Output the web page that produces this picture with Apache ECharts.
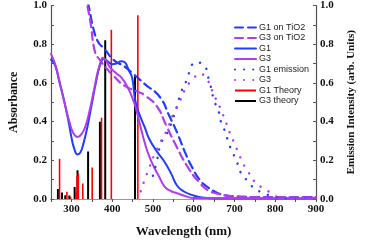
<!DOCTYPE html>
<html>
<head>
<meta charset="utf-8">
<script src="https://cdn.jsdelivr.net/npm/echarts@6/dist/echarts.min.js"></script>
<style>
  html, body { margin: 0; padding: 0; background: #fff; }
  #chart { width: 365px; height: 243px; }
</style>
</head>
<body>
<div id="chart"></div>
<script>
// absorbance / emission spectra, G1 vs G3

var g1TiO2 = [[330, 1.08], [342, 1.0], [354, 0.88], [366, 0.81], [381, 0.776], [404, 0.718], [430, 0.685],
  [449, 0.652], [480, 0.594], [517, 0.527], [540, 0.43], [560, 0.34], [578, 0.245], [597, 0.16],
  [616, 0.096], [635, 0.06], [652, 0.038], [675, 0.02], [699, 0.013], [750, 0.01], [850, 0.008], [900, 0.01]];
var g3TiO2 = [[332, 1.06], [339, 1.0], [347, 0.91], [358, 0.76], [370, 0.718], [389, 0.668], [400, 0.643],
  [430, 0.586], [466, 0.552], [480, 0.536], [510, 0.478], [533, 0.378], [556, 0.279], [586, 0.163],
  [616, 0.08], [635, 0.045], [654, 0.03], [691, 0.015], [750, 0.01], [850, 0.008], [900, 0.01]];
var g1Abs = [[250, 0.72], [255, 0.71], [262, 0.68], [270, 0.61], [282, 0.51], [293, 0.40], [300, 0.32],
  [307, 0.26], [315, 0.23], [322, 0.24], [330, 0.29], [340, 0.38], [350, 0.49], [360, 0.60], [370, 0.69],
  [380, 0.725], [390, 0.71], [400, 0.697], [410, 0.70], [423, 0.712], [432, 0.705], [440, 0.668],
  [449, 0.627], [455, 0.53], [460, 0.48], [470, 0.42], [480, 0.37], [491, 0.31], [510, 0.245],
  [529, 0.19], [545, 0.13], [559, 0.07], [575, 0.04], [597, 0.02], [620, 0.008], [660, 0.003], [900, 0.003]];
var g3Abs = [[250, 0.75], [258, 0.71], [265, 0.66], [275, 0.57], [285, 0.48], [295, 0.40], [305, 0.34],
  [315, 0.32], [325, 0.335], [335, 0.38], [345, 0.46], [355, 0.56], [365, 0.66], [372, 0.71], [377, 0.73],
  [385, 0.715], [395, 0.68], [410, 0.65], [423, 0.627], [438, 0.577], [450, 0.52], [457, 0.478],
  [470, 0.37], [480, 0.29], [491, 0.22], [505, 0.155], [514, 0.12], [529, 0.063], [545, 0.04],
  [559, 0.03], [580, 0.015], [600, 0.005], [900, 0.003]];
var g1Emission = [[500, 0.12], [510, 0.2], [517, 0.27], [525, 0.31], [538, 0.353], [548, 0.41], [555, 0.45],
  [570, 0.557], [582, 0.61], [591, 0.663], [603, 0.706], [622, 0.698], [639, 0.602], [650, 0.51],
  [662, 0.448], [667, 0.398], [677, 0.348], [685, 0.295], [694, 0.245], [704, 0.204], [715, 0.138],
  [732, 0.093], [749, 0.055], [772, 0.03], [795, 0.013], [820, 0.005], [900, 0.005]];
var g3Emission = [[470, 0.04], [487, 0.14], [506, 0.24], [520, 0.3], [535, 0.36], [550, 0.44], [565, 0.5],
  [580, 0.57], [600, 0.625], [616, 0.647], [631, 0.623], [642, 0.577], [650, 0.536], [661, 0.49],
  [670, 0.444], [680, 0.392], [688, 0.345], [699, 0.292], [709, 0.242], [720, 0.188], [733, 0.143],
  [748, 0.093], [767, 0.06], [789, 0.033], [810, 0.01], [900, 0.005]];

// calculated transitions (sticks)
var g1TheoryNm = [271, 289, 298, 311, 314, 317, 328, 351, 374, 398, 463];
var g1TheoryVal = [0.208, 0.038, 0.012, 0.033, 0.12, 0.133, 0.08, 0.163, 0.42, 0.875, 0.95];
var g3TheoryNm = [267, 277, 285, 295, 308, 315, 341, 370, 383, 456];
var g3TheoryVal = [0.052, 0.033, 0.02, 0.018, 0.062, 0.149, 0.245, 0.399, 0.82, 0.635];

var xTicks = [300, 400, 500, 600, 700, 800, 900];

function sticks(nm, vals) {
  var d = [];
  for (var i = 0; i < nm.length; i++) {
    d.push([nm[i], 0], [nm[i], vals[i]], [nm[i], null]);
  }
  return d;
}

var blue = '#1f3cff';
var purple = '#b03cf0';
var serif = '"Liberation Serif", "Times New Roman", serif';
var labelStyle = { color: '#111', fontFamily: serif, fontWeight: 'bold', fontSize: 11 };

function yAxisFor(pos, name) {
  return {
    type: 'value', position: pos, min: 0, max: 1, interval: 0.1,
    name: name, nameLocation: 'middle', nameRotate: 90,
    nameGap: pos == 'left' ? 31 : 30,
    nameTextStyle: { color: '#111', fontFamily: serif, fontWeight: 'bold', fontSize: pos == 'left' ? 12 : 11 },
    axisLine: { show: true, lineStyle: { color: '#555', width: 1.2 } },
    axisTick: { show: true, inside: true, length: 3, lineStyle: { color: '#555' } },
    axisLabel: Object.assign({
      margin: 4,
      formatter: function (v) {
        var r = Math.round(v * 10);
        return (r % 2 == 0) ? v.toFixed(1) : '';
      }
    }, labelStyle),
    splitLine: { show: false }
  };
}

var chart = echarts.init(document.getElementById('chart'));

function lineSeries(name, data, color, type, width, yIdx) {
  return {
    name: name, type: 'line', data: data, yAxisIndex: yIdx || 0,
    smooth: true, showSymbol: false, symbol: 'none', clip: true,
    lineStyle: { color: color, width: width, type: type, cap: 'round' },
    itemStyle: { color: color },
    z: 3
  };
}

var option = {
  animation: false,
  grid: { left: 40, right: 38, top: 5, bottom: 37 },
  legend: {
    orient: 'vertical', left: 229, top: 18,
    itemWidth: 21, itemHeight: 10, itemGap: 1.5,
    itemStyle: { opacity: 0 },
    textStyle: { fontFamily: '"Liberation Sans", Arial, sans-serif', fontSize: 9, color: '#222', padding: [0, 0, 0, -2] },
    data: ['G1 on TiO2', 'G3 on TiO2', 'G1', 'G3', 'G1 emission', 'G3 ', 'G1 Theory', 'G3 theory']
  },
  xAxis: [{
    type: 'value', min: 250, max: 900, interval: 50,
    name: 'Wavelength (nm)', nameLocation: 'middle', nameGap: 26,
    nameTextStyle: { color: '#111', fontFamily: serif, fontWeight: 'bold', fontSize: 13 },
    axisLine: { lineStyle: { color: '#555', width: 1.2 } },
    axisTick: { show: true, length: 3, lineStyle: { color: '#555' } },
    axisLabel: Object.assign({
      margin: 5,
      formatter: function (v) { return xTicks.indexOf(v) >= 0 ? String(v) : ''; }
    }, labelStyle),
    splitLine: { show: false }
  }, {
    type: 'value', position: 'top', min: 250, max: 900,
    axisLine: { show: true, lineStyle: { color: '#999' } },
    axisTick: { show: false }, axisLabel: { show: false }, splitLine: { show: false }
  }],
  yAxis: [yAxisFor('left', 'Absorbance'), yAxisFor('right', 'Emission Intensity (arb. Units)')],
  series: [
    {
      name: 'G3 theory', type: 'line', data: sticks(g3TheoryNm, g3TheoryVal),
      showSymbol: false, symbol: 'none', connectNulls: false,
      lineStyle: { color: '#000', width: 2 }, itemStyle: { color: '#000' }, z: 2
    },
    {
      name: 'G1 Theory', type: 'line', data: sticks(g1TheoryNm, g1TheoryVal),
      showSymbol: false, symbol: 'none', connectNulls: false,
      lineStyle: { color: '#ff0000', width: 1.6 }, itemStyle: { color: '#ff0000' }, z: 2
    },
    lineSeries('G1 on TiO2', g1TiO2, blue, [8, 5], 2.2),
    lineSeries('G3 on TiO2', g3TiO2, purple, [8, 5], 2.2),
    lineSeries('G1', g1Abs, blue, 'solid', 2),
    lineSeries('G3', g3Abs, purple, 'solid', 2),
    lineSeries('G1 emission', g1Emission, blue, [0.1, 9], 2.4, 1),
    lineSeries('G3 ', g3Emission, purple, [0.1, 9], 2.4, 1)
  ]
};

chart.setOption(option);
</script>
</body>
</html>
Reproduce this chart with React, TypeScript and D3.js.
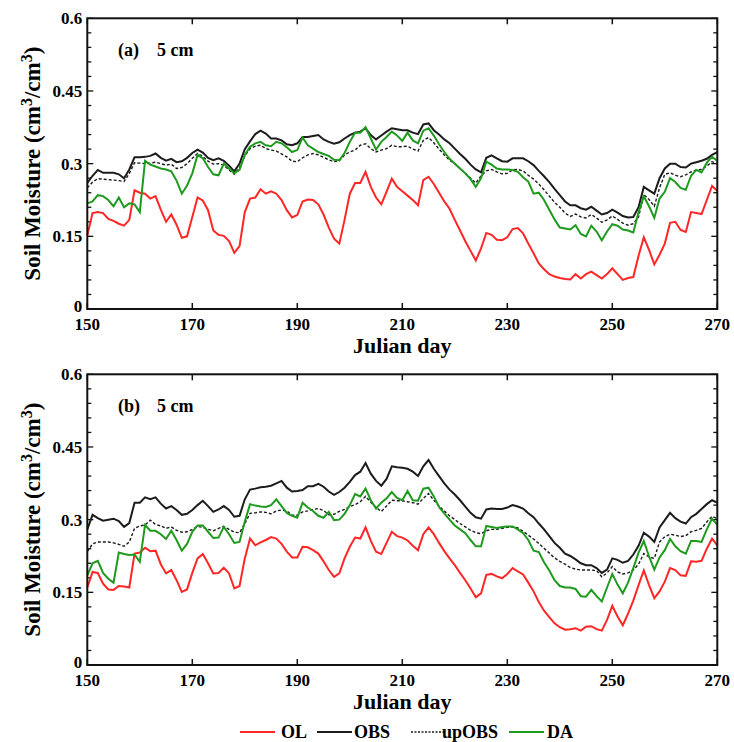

============================================================

> [THE PROBLEM]: Repeat only what lies between the start of the data and the end of the line containing "spectra, G1 vs G3", exactly, with pictures left out.

> [CORRECT RESULT]:
Output the web page that produces this picture with Apache ECharts.
<!DOCTYPE html>
<html>
<head>
<meta charset="utf-8">
<script src="https://cdn.jsdelivr.net/npm/echarts@6/dist/echarts.min.js"></script>
<style>
  html, body { margin: 0; padding: 0; background: #fff; }
  #chart { width: 365px; height: 243px; }
</style>
</head>
<body>
<div id="chart"></div>
<script>
// absorbance / emission spectra, G1 vs G3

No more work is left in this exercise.